Additionally, Docker's role is evolving, particularly in the context of Kubernetes, which has become the standard for container orchestration. In 2021 [5], Kubernetes deprecated direct support for Docker as a container runtime (though Docker images remain compatible), signaling a shift in how Docker fits into the broader ecosystem.

The Future of Docker and Containerization

Docker continues to evolve alongside cloud-native and DevOps practices.

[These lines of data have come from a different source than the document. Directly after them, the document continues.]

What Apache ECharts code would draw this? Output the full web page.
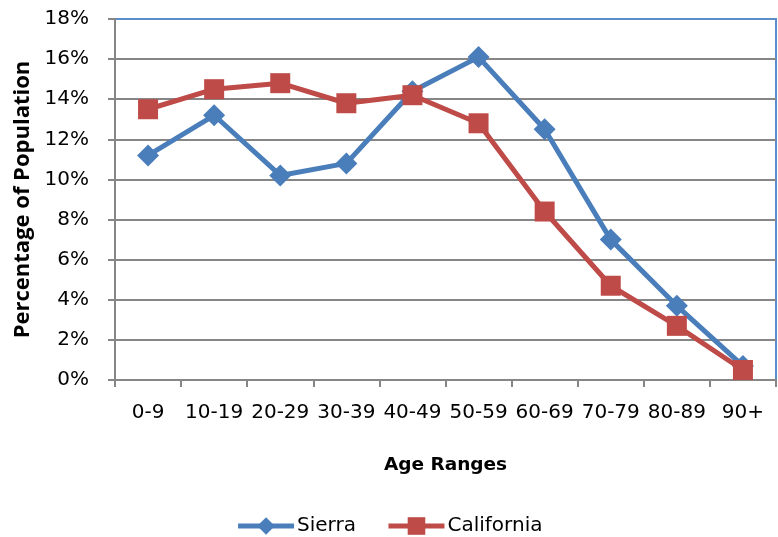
<!DOCTYPE html>
<html><head><meta charset="utf-8">
<script src="https://cdn.jsdelivr.net/npm/echarts@6/dist/echarts.min.js"></script>
<style>html,body{margin:0;padding:0;background:#fff}#c{width:778px;height:537px}</style>
</head><body><div id="c"></div>
<script>
const categories = ['0-9','10-19','20-29','30-39','40-49','50-59','60-69','70-79','80-89','90+'];
const sierra = [11.2, 13.2, 10.2, 10.8, 14.4, 16.1, 12.5, 7.0, 3.7, 0.7];
const california = [13.5, 14.5, 14.8, 13.8, 14.2, 12.8, 8.4, 4.7, 2.7, 0.5];
const yTicks = [0,2,4,6,8,10,12,14,16,18];

const FONT = '"DejaVu Sans","Open Sans",sans-serif';
const chart = echarts.init(document.getElementById('c'), null, {renderer:'canvas'});
chart.setOption({
  animation:false,
  backgroundColor:'#fff',
  grid:{left:115,right:2,top:19,bottom:157,show:true,borderColor:'#5b8dcb',borderWidth:2,
        containLabel:false,outerBoundsMode:'none'},
  legend:{
    bottom:-4,left:'center',itemWidth:56,itemHeight:22,itemGap:30,
    lineStyle:{width:5},
    textStyle:{fontFamily:FONT,fontSize:20,color:'#000',padding:[0,0,0,-2]},
    data:['Sierra','California']
  },
  xAxis:{
    type:'category',data:categories,boundaryGap:true,
    name:'Age Ranges',nameLocation:'middle',nameGap:76,
    nameTextStyle:{fontFamily:FONT,fontSize:18.5,fontWeight:'bold',color:'#000'},
    axisLine:{lineStyle:{color:'#868686',width:2}},
    axisTick:{show:true,length:7,lineStyle:{color:'#868686',width:2},alignWithLabel:false},
    axisLabel:{fontFamily:FONT,fontSize:20,color:'#000',margin:23,interval:0},
    splitLine:{show:false}
  },
  yAxis:{
    type:'value',min:0,max:18,interval:2,
    name:'Percentage of Population',nameLocation:'middle',nameGap:81,nameRotate:90,
    nameTextStyle:{fontFamily:'"Open Sans",sans-serif',fontSize:22,fontWeight:'bold',color:'#000'},
    axisLine:{show:true,lineStyle:{color:'#868686',width:2}},
    axisTick:{show:true,length:7,lineStyle:{color:'#868686',width:2}},
    axisLabel:{fontFamily:FONT,fontSize:20,color:'#000',margin:26,
      formatter:v=> yTicks.includes(v) ? v+'%' : ''},
    splitLine:{show:true,showMaxLine:false,lineStyle:{color:'#868686',width:2}}
  },
  series:[
    {name:'Sierra',type:'line',data:sierra,color:'#4a7ebb',
     lineStyle:{width:5,color:'#4a7ebb'},symbol:'diamond',symbolSize:22,
     itemStyle:{color:'#4a7ebb'},z:3},
    {name:'California',type:'line',data:california,color:'#be4b48',
     lineStyle:{width:5,color:'#be4b48'},symbol:'rect',symbolSize:20,
     itemStyle:{color:'#be4b48'},z:4}
  ]
});
</script></body></html>
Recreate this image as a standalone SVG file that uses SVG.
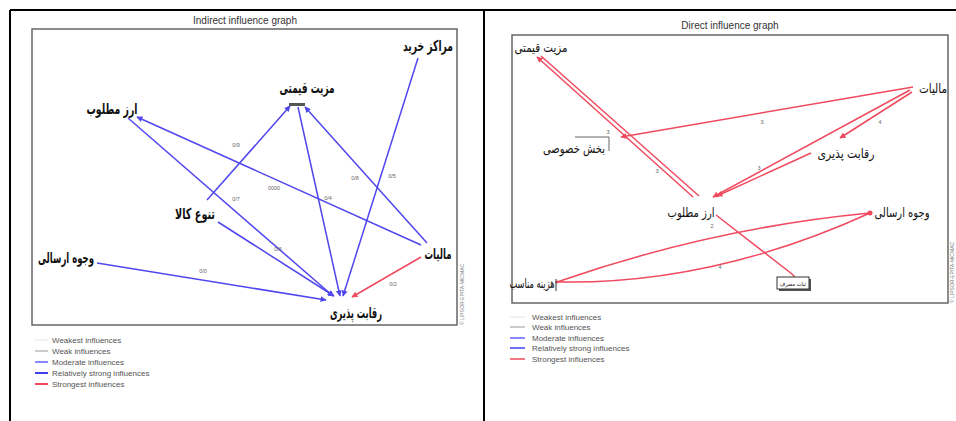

Its impact is seen not only in development environments but also in production systems and large-scale cloud deployments.

Emerging trends include:

Container Security Solutions: Tools like Docker Scout and external scanners are addressing growing concerns around vulnerabilities in container images.
Integration with DevOps Tools: Docker works seamlessly with popular tools such as GitHub Actions, Jenkins, and Terraform.
Edge Computing: Lightweight containers are being used to deploy services at the edge, from smart devices to autonomous vehicles.
Serverless and FaaS Models: Containers serve as the foundation for many serverless platforms, enabling fast and isolated function execution.

As the ecosystem matures, Docker remains a vital part of modern application development—especially when used in tandem with orchestration, automation, and continuous delivery practices.

Conclusion

Docker has transformed the way software is developed, tested, and deployed by introducing a standardized, efficient, and portable environment for applications. Its influence spans across industries, supporting innovation and reducing the friction between development and operations teams.

Despite some challenges, the advantages of Docker—speed, consistency, scalability, and flexibility—are too significant to ignore. Whether used alone or as part of a broader cloud-native stack, Docker is a key enabler of modern software practices. As technology continues to evolve, Docker’s principles of modularity and portability will remain foundational to the future of computing.